The police serve a necessary function on behalf of their employers -- and those employers are not the People. Police, by and large, are not supervised or controlled by elected officials. They are almost all under the authority of city managers and county executives. Those people, by and large, serve powerful local economic interests and very powerful national political and economic interests. They regard the People -- the Rabble -- with hostility and contempt. Often their hostility and contempt is quite openly expressed.

They are the ones who need to be confronted, but they will generally only respond to confrontations by people they consider their peers or superiors. Confrontations by people beneath them are ignored or dismissed.

The people they consider their peers and superiors are not elected officials. They are instead the "movers and shakers" in their communities, and the very richest and most powerful players in the markets. What those people demand is what their employees do, generally without objection or resistance.

The Rabble play no part in that game. At best, they are seen as little more than pawns, exploitable and expendable.

Consequently, when the Rabble rises, as they will from time to time, the initial response by Authority is bewildering in its excess and inappropriateness. That excess and inappropriateness can be used to de-legitimize police and civic authority, but what happens then?

So far, no one has quite figured out what to do then.

Perhaps a more important question than what to do, is  "What kind of community do we want?" And then to ask "How do we get that kind of community?"

De-legitimzing authority that is not serving the people has a role to play in answering the second question, but the first question often doesn't get asked at all, or if it is asked it is in the context of preserving the status quo, and responses are limited to stakeholders -- who often are not the ones who are being victimized by the out of control occupation force that the police have become.

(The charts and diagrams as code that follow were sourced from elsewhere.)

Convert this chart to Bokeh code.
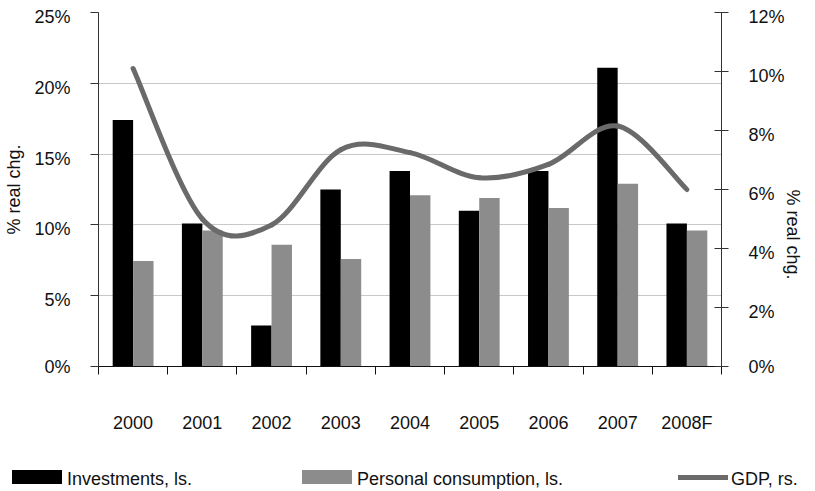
import math
from bokeh.plotting import figure
from bokeh.layouts import column
from bokeh.models import ColumnDataSource, Range1d, LinearAxis, FixedTicker, Div
from bokeh.transform import dodge
from bokeh.embed import file_html
from bokeh.resources import INLINE

# ---------------- data ----------------
years = ["2000", "2001", "2002", "2003", "2004", "2005", "2006", "2007", "2008F"]
investments = [17.4, 10.1, 2.9, 12.5, 13.8, 11.0, 13.8, 21.1, 10.1]
consumption = [7.45, 9.6, 8.6, 7.6, 12.1, 11.9, 11.2, 12.9, 9.6]
gdp = [10.1, 5.0, 4.8, 7.35, 7.25, 6.4, 6.85, 8.15, 6.0]

left_ticks = [0, 5, 10, 15, 20, 25]
left_tick_labels = ["0%", "5%", "10%", "15%", "20%", "25%"]
right_ticks = [0, 2, 4, 6, 8, 10, 12]
right_tick_labels = ["0%", "2%", "4%", "6%", "8%", "10%", "12%"]
axis_title = "% real chg."
series_names = ["Investments, ls.", "Personal consumption, ls.", "GDP, rs."]

FONT = "Liberation Sans"
TXT = "#111111"
AX = "#333333"
BLACK, GREY, LINE = "#000000", "#8c8c8c", "#6a6a6a"

n = len(years)
xc = [i + 0.5 for i in range(n)]          # category centres on a numeric axis
src = ColumnDataSource(dict(xc=xc, year=years, inv=investments, cons=consumption))

LMAX, RMAX = 25, 12
p = figure(x_range=Range1d(0, n), y_range=Range1d(0, LMAX), width=815, height=462,
           output_backend="svg", toolbar_location=None,
           x_axis_location="below", y_axis_location="left",
           min_border_left=98, min_border_right=85, min_border_top=12, min_border_bottom=96)
p.outline_line_color = None
p.background_fill_color = "white"
p.border_fill_color = "white"

# label axes are drawn on ranges offset a few pixels so the labels sit just below the ticks
lshift = 0.318   # ~4.5 px on the left scale
rshift = 0.153   # ~4.5 px on the right scale
p.extra_y_ranges = {"gdp": Range1d(0, RMAX),
                    "lbl": Range1d(lshift, LMAX + lshift),
                    "glbl": Range1d(rshift, RMAX + rshift)}

# grid
p.xgrid.visible = False
p.ygrid.ticker = FixedTicker(ticks=left_ticks)
p.ygrid.grid_line_color = "#c8c8c8"
p.ygrid.grid_line_width = 1


def blank(ticks):
    return {t: "" for t in ticks}


# left axis: line + ticks
ya = p.yaxis[0]
ya.ticker = FixedTicker(ticks=left_ticks)
ya.major_tick_out = 8
ya.major_tick_in = 0
ya.minor_tick_line_color = None
ya.major_label_overrides = blank(left_ticks)
ya.major_label_standoff = 0
ya.axis_line_color = AX
ya.major_tick_line_color = AX

# left axis: labels + title (the lowest label is kept at the range start)
yl_ticks = [max(t, lshift) for t in left_ticks]
yl = LinearAxis(y_range_name="lbl", ticker=FixedTicker(ticks=yl_ticks),
                major_label_overrides=dict(zip(yl_ticks, left_tick_labels)),
                major_tick_line_color=None, minor_tick_line_color=None, axis_line_color=None,
                major_label_standoff=14, bounds=(lshift, LMAX),
                major_label_text_font=FONT, major_label_text_font_size="18px",
                major_label_text_color=TXT,
                axis_label=axis_title, axis_label_standoff=7,
                axis_label_text_font=FONT, axis_label_text_font_size="18px",
                axis_label_text_font_style="normal", axis_label_text_color=TXT)
p.add_layout(yl, "left")

# right axis: line + ticks
ra = LinearAxis(y_range_name="gdp", ticker=FixedTicker(ticks=right_ticks),
                major_tick_out=7, major_tick_in=7, minor_tick_line_color=None,
                major_label_overrides=blank(right_ticks), major_label_standoff=0,
                axis_line_color=AX, major_tick_line_color=AX)
p.add_layout(ra, "right")

# right axis: labels
rl_ticks = [max(t, rshift) for t in right_ticks]
rl = LinearAxis(y_range_name="glbl", ticker=FixedTicker(ticks=rl_ticks),
                major_label_overrides=dict(zip(rl_ticks, right_tick_labels)),
                major_tick_line_color=None, minor_tick_line_color=None, axis_line_color=None,
                major_label_standoff=14, bounds=(rshift, RMAX),
                major_label_text_font=FONT, major_label_text_font_size="18px",
                major_label_text_color=TXT)
p.add_layout(rl, "right")

# right axis: title only (reads bottom-to-top like the left one)
rt = LinearAxis(y_range_name="gdp", ticker=FixedTicker(ticks=[]),
                major_tick_line_color=None, minor_tick_line_color=None, axis_line_color=None,
                major_label_standoff=0, bounds=(2.4, RMAX),
                axis_label=axis_title, axis_label_standoff=5,
                axis_label_text_font=FONT, axis_label_text_font_size="18px",
                axis_label_text_font_style="normal", axis_label_text_color=TXT)
try:
    rt.axis_label_orientation = -math.pi / 2
except Exception:
    pass
p.add_layout(rt, "right")

# bottom axis: line + ticks at category boundaries
xa = p.xaxis[0]
xa.ticker = FixedTicker(ticks=list(range(n + 1)))
xa.major_tick_out = 8
xa.major_tick_in = 0
xa.minor_tick_line_color = None
xa.major_label_overrides = blank(list(range(n + 1)))
xa.major_label_standoff = 0
xa.axis_line_color = "#111111"
xa.major_tick_line_color = "#111111"

# bottom axis: year labels at category centres
xl = LinearAxis(ticker=FixedTicker(ticks=xc),
                major_label_overrides=dict(zip(xc, years)),
                major_tick_line_color=None, minor_tick_line_color=None, axis_line_color=None,
                major_label_standoff=32,
                major_label_text_font=FONT, major_label_text_font_size="18px",
                major_label_text_color=TXT)
p.add_layout(xl, "below")

# bars
bw = 0.295
p.vbar(x=dodge("xc", -bw / 2), top="inv", width=bw, bottom=0,
       source=src, fill_color=BLACK, line_color=None)
p.vbar(x=dodge("xc", bw / 2), top="cons", width=bw, bottom=0,
       source=src, fill_color=GREY, line_color=None)

# smoothed GDP line (Catmull-Rom bezier through the data points)
bz = dict(x0=[], y0=[], x1=[], y1=[], cx0=[], cy0=[], cx1=[], cy1=[])
for i in range(n - 1):
    a, b = max(i - 1, 0), min(i + 2, n - 1)
    bz["x0"].append(xc[i]); bz["y0"].append(gdp[i])
    bz["x1"].append(xc[i + 1]); bz["y1"].append(gdp[i + 1])
    bz["cx0"].append(xc[i] + (xc[i + 1] - xc[a]) / 6)
    bz["cy0"].append(gdp[i] + (gdp[i + 1] - gdp[a]) / 6)
    bz["cx1"].append(xc[i + 1] - (xc[b] - xc[i]) / 6)
    bz["cy1"].append(gdp[i + 1] - (gdp[b] - gdp[i]) / 6)
p.bezier(x0="x0", y0="y0", x1="x1", y1="y1", cx0="cx0", cy0="cy0", cx1="cx1", cy1="cy1",
         source=ColumnDataSource(bz), y_range_name="gdp",
         line_color=LINE, line_width=5, line_cap="round")

# legend strip below the chart
sw = "position:absolute;width:50px;"
tx = "position:absolute;top:7px;white-space:nowrap;"
legend_html = (
    "<div style=\"position:relative;width:815px;height:29px;"
    "font-family:'Liberation Sans',Arial,sans-serif;font-size:18px;line-height:1.15;"
    f"color:{TXT};\">"
    f"<div style=\"{sw}left:12px;top:8px;height:14px;background:{BLACK};\"></div>"
    f"<div style=\"{tx}left:67px;\">{series_names[0]}</div>"
    f"<div style=\"{sw}left:302px;top:8px;height:14px;background:{GREY};\"></div>"
    f"<div style=\"{tx}left:357px;\">{series_names[1]}</div>"
    f"<div style=\"{sw}left:678px;top:13px;height:5px;background:{LINE};\"></div>"
    f"<div style=\"{tx}left:731px;\">{series_names[2]}</div>"
    "</div>"
)
legend_div = Div(text=legend_html, width=815, height=29, margin=0)

layout = column(p, legend_div, spacing=0)
open("out.html", "w").write(file_html(layout, INLINE))
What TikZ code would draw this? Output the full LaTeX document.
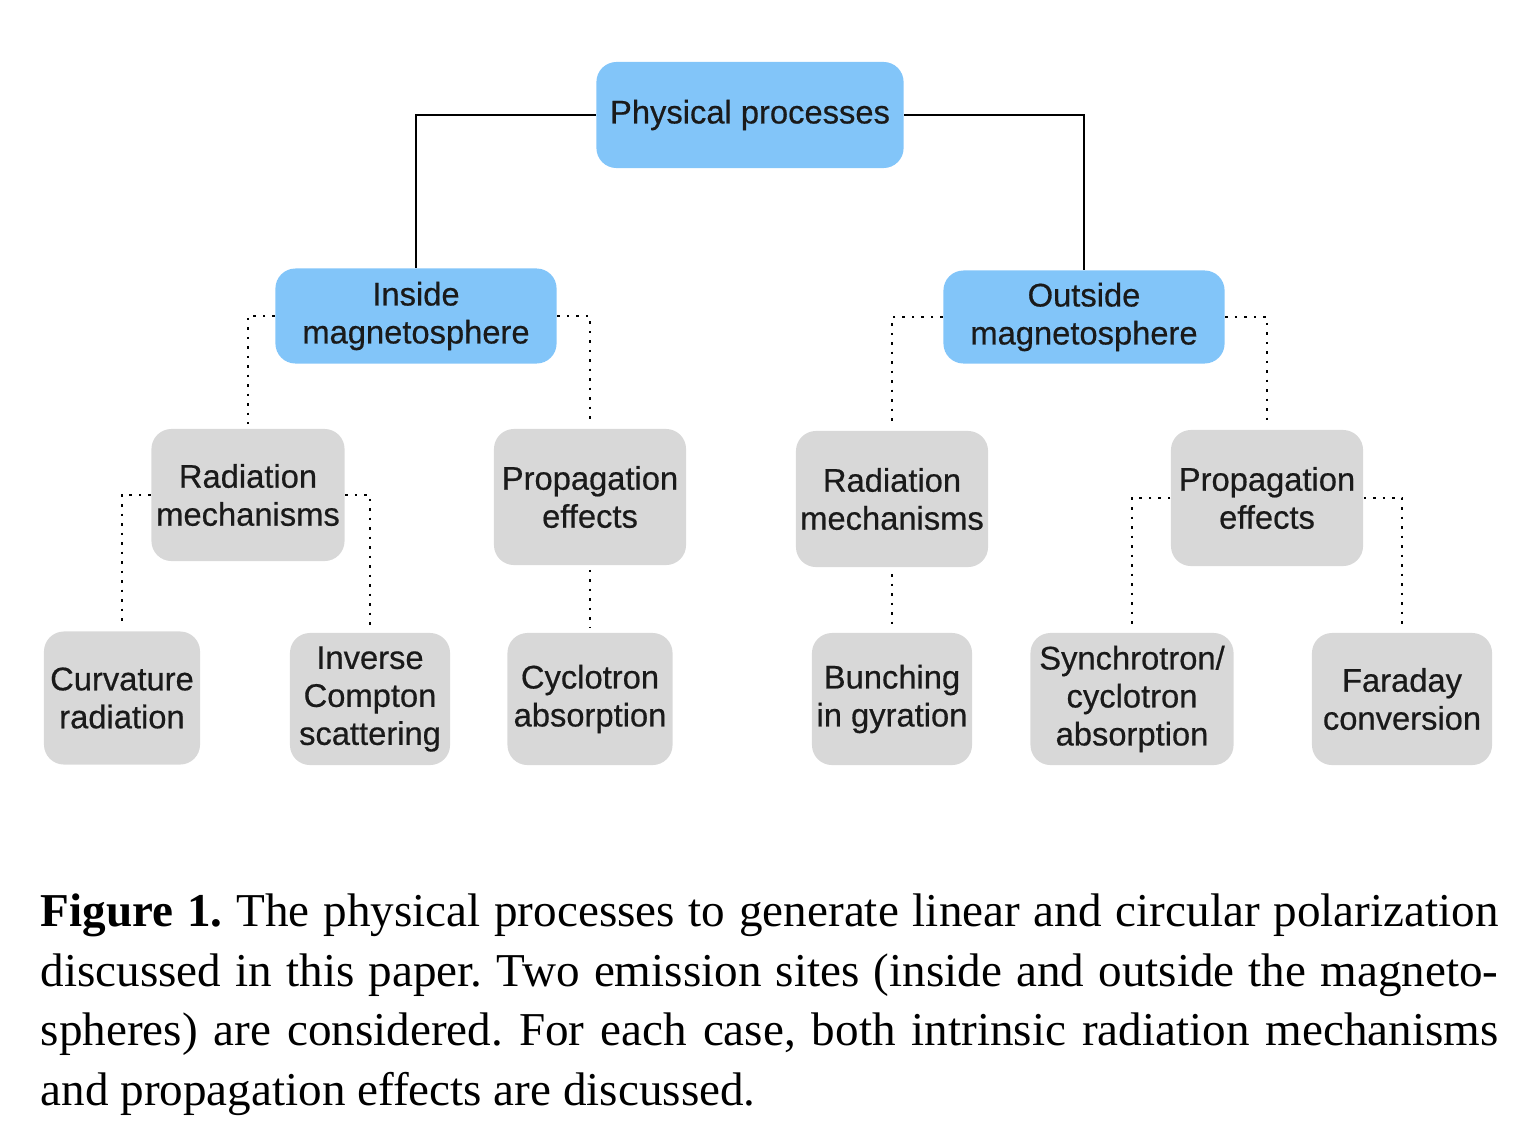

What are the common interests between the so-called community stakeholders and the victims of police violence? I've never heard that question asked in the forums I've attended on the issue of police violence. To me, it is a key question, because it represents the "space between" where solutions can be found.

It's obvious that the police have no intention to listen to the victims of police violence and be responsive. They don't believe they have an obligation to do so. Given that city managers and county executives -- who are actually in charge of police forces -- are so frequently and so openly contemptuous of the people in general, it's no wonder police feel no obligation to the general public. The police don't serve them. The police serve the people in charge, starting with their chief -- who is often no more than a figurehead -- then the city or county executive, then the rich and powerful people those people serve.

Those are the ones who have to tell the police to back off.

I suspect they can and will do it when the victims of police violence expand beyond the Rabble. It's already begun.

Of course the High and Mighty protecting one another from police violence doesn't do much to protect the common people. That is only likely when it is in the interests of the elites to do so and order the police to stand down.

Getting to that point will require the elites to value the lowly and common folk much more than they do today.